Recreational boats would be required to post passenger capacity limits under new legislation introduced in the Senate. Sen. Charles Schumer (D-New York) introduced a new version of the Boating Capacity Standards Act of 2013 (S. 2774). Though Schumer introduced the bill shortly before Congress left of its summer recess, it did not become available online on the congressional website until Monday, Aug. 18, 2014.
The rule would not apply to all recreational boats subject to inspection by the U.S. Coast Guard (USCG) that operate for recreation and carry paying passengers. But it would apply to any vessel made especially for pleasure use; including those leased, rented or chartered. It defines "passenger" as anybody on board.
The bill would also require USCG to come up with standards for determining safe passenger capacity and to write rules implementing the act within six months of its passage. The rules would have to include penalties for boat manufacturers that fail to comply with the regulations.
The required postings would also include a warning on the need to balance the weight of the boat by evenly distributing passengers. Schumer is responding to a disaster that occurred in New York State last year in which a passenger boat capsized killing people on board. The warnings would have to be visible to passengers.
The bill picked up no initial cosponsors. It was referred to the Senate Committee on Commerce, Science & Transportation.

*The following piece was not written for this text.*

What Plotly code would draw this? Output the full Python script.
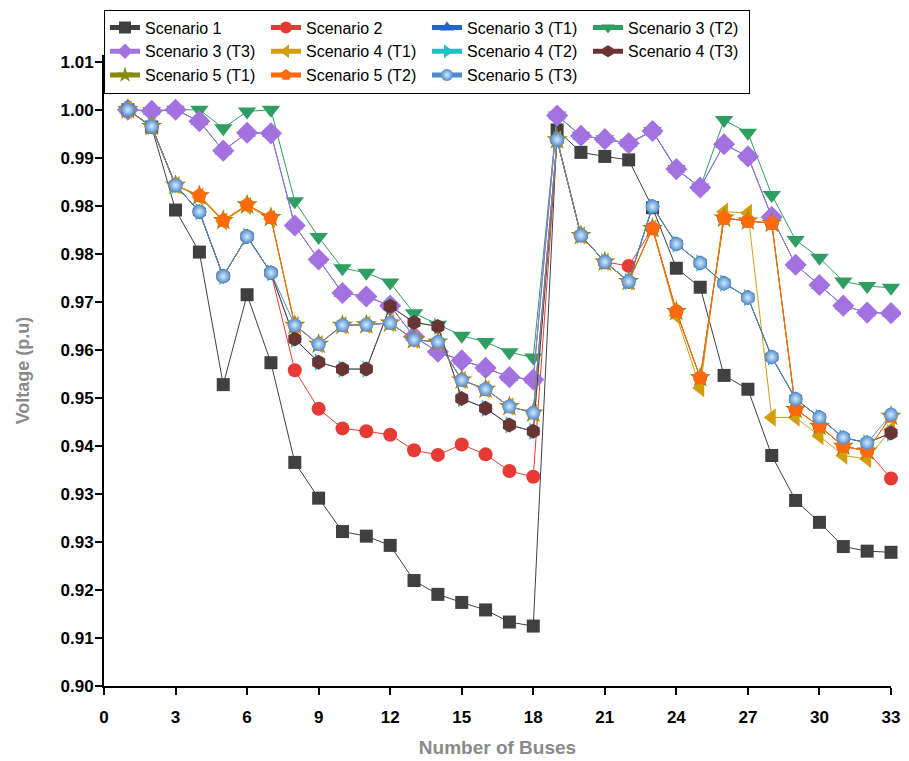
import plotly.graph_objects as go

buses = list(range(1, 34))

scenario_1 = [1.0000, 0.9970, 0.9826, 0.9753, 0.9523, 0.9679, 0.9561, 0.9388, 0.9326, 0.9268, 0.9260,
              0.9244, 0.9183, 0.9159, 0.9145, 0.9132, 0.9111, 0.9104, 0.9965, 0.9926, 0.9919, 0.9913,
              0.9830, 0.9725, 0.9692, 0.9539, 0.9515, 0.9400, 0.9322, 0.9284, 0.9242, 0.9234, 0.9232]
scenario_2 = [1.0000, 0.9970, 0.9869, 0.9823, 0.9711, 0.9780, 0.9717, 0.9548, 0.9481, 0.9447, 0.9442,
              0.9436, 0.9409, 0.9401, 0.9419, 0.9402, 0.9373, 0.9363, 0.9948, 0.9782, 0.9736, 0.9729,
              0.9794, 0.9650, 0.9535, 0.9812, 0.9807, 0.9803, 0.9480, 0.9451, 0.9416, 0.9408, 0.9360]
scenario_3_t1 = [1.0000, 0.9998, 1.0000, 0.9980, 0.9929, 0.9960, 0.9959, 0.9799, 0.9740, 0.9682, 0.9676,
                 0.9660, 0.9606, 0.9580, 0.9565, 0.9552, 0.9536, 0.9532, 0.9990, 0.9955, 0.9949, 0.9942,
                 0.9963, 0.9897, 0.9865, 0.9940, 0.9919, 0.9814, 0.9731, 0.9696, 0.9660, 0.9648, 0.9647]
scenario_3_t2 = [1.0000, 0.9998, 1.0000, 1.0000, 0.9968, 0.9997, 1.0000, 0.9841, 0.9779, 0.9725, 0.9717,
                 0.9700, 0.9647, 0.9627, 0.9608, 0.9597, 0.9579, 0.9570, 0.9990, 0.9955, 0.9949, 0.9942,
                 0.9963, 0.9897, 0.9865, 0.9982, 0.9960, 0.9852, 0.9774, 0.9743, 0.9702, 0.9694, 0.9691]
scenario_3_t3 = [1.0000, 0.9998, 1.0000, 0.9980, 0.9929, 0.9960, 0.9959, 0.9799, 0.9740, 0.9682, 0.9676,
                 0.9660, 0.9606, 0.9580, 0.9565, 0.9552, 0.9536, 0.9532, 0.9990, 0.9955, 0.9949, 0.9942,
                 0.9963, 0.9897, 0.9865, 0.9940, 0.9919, 0.9814, 0.9731, 0.9696, 0.9660, 0.9648, 0.9647]
scenario_4_t1 = [1.0000, 0.9971, 0.9869, 0.9849, 0.9806, 0.9833, 0.9811, 0.9626, 0.9593, 0.9626, 0.9627,
                 0.9630, 0.9601, 0.9597, 0.9531, 0.9515, 0.9485, 0.9474, 0.9948, 0.9782, 0.9736, 0.9702,
                 0.9794, 0.9643, 0.9517, 0.9823, 0.9821, 0.9466, 0.9466, 0.9434, 0.9400, 0.9394, 0.9445]
scenario_4_t2 = [1.0000, 0.9971, 0.9869, 0.9823, 0.9711, 0.9780, 0.9717, 0.9602, 0.9562, 0.9550, 0.9550,
                 0.9659, 0.9631, 0.9624, 0.9499, 0.9482, 0.9453, 0.9442, 0.9948, 0.9782, 0.9736, 0.9702,
                 0.9832, 0.9767, 0.9734, 0.9699, 0.9674, 0.9571, 0.9498, 0.9466, 0.9431, 0.9422, 0.9439]
scenario_4_t3 = [1.0000, 0.9971, 0.9869, 0.9823, 0.9711, 0.9780, 0.9717, 0.9602, 0.9562, 0.9550, 0.9550,
                 0.9659, 0.9631, 0.9624, 0.9499, 0.9482, 0.9453, 0.9442, 0.9948, 0.9782, 0.9736, 0.9702,
                 0.9832, 0.9767, 0.9734, 0.9699, 0.9674, 0.9571, 0.9498, 0.9466, 0.9431, 0.9422, 0.9439]
scenario_5_t1 = [1.0000, 0.9971, 0.9869, 0.9851, 0.9808, 0.9835, 0.9813, 0.9626, 0.9593, 0.9626, 0.9627,
                 0.9630, 0.9601, 0.9597, 0.9531, 0.9515, 0.9485, 0.9474, 0.9948, 0.9782, 0.9736, 0.9702,
                 0.9794, 0.9650, 0.9535, 0.9812, 0.9807, 0.9803, 0.9480, 0.9451, 0.9416, 0.9408, 0.9468]
scenario_5_t2 = [1.0000, 0.9971, 0.9869, 0.9851, 0.9808, 0.9835, 0.9813, 0.9626, 0.9593, 0.9626, 0.9627,
                 0.9630, 0.9601, 0.9597, 0.9531, 0.9515, 0.9485, 0.9474, 0.9948, 0.9782, 0.9736, 0.9702,
                 0.9794, 0.9650, 0.9535, 0.9812, 0.9807, 0.9803, 0.9480, 0.9451, 0.9416, 0.9408, 0.9468]
scenario_5_t3 = [1.0000, 0.9971, 0.9869, 0.9823, 0.9711, 0.9780, 0.9717, 0.9626, 0.9593, 0.9626, 0.9627,
                 0.9630, 0.9601, 0.9597, 0.9531, 0.9515, 0.9485, 0.9474, 0.9948, 0.9782, 0.9736, 0.9702,
                 0.9832, 0.9767, 0.9734, 0.9699, 0.9674, 0.9571, 0.9498, 0.9466, 0.9431, 0.9422, 0.9471]

series_names = ["Scenario 1", "Scenario 2", "Scenario 3 (T1)", "Scenario 3 (T2)", "Scenario 3 (T3)",
                "Scenario 4 (T1)", "Scenario 4 (T2)", "Scenario 4 (T3)", "Scenario 5 (T1)",
                "Scenario 5 (T2)", "Scenario 5 (T3)"]
series_values = [scenario_1, scenario_2, scenario_3_t1, scenario_3_t2, scenario_3_t3, scenario_4_t1,
                 scenario_4_t2, scenario_4_t3, scenario_5_t1, scenario_5_t2, scenario_5_t3]

x_ticks = list(range(0, 34, 3))
y_tick_labels = ["0.90", "0.91", "0.92", "0.93", "0.93", "0.94", "0.95", "0.96", "0.97",
                 "0.98", "0.98", "0.99", "1.00", "1.01"]

styles = [
    dict(color="#404040", symbol="square", size=13),
    dict(color="#e83a35", symbol="circle", size=14),
    dict(color="#2563c9", symbol="triangle-up", size=15),
    dict(color="#2e9e62", symbol="triangle-down", size=16),
    dict(color="#a472e0", symbol="diamond", size=17),
    dict(color="#d49d0c", symbol="triangle-left", size=16),
    dict(color="#1fc0c6", symbol="triangle-right", size=15),
    dict(color="#6b3434", symbol="hexagon", size=15),
    dict(color="#8a8a12", symbol="star", size=16),
    dict(color="#ff6a0a", symbol="pentagon", size=16),
    dict(color="#4f8ccc", symbol="circle", size=14),
]

fig = go.Figure()
for i, (name, vals, st) in enumerate(zip(series_names, series_values, styles)):
    marker = dict(color=st["color"], symbol=st["symbol"], size=st["size"],
                  line=dict(width=0))
    if i == len(series_names) - 1:
        marker["gradient"] = dict(type="radial", color="#d6ebff")
    fig.add_trace(go.Scatter(
        x=buses, y=vals, name=name, mode="lines+markers",
        line=dict(color=st["color"], width=1),
        marker=marker, cliponaxis=False,
    ))

tick_vals = [0.9 + k / 120 for k in range(len(y_tick_labels))]

# the page body adds an 8px offset, so the figure is 16px smaller than the window
fig.update_layout(
    width=901, height=753,
    margin=dict(l=96, r=18, t=47, b=75, autoexpand=False),
    paper_bgcolor="white", plot_bgcolor="white",
    font=dict(family="Liberation Sans, Arial, sans-serif", color="black"),
    showlegend=True,
    legend=dict(
        orientation="h", x=0.0, xanchor="left", y=0.998, yref="container", yanchor="top",
        bgcolor="white", bordercolor="black", borderwidth=1,
        font=dict(size=16, color="black"),
        traceorder="normal", itemsizing="constant",
        entrywidth=116, entrywidthmode="pixels",
    ),
)

fig.update_xaxes(
    range=[0, 33], tickvals=x_ticks, ticks="outside", ticklen=7, tickwidth=2,
    tickcolor="black", showline=True, linecolor="black", linewidth=2, showgrid=False,
    zeroline=False, ticklabelstandoff=8,
    tickfont=dict(size=17, color="black", family="Liberation Sans, Arial", weight="bold"),
    title=dict(text="<b>Number of Buses</b>", font=dict(size=19, color="#8a8a8a"), standoff=14),
    automargin=False,
)
fig.update_yaxes(
    range=[0.9, 1.0095], tickvals=tick_vals, ticktext=y_tick_labels, ticks="outside", ticklen=7,
    tickwidth=2, tickcolor="black", showline=True, linecolor="black", linewidth=2, showgrid=False,
    zeroline=False, ticklabelstandoff=-2,
    tickfont=dict(size=17, color="black", family="Liberation Sans, Arial", weight="bold"),
    title=dict(text="<b>Voltage (p.u)</b>", font=dict(size=18, color="#8a8a8a"), standoff=26),
    automargin=False,
)

fig.write_html("out.html")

Rep. Steve Israel (D-New York) also introduced a measure on May 9 that would have the similar requirements. But Israel's Boating Occupancy & Teaching Safety (BOATS) Act (H.R. 4642) also includes provisions regarding state boating safety education classes. This section is absent from Schumer's bill. Israel introduced the bill on May 9. It was referred to the committees on Agriculture and Ways & Means and the Natural Resources Subcommittee on Fisheries, Wildlife, Oceans, and Insular Affairs. None of the committees has acted on it. No one has cosponsored this bill either.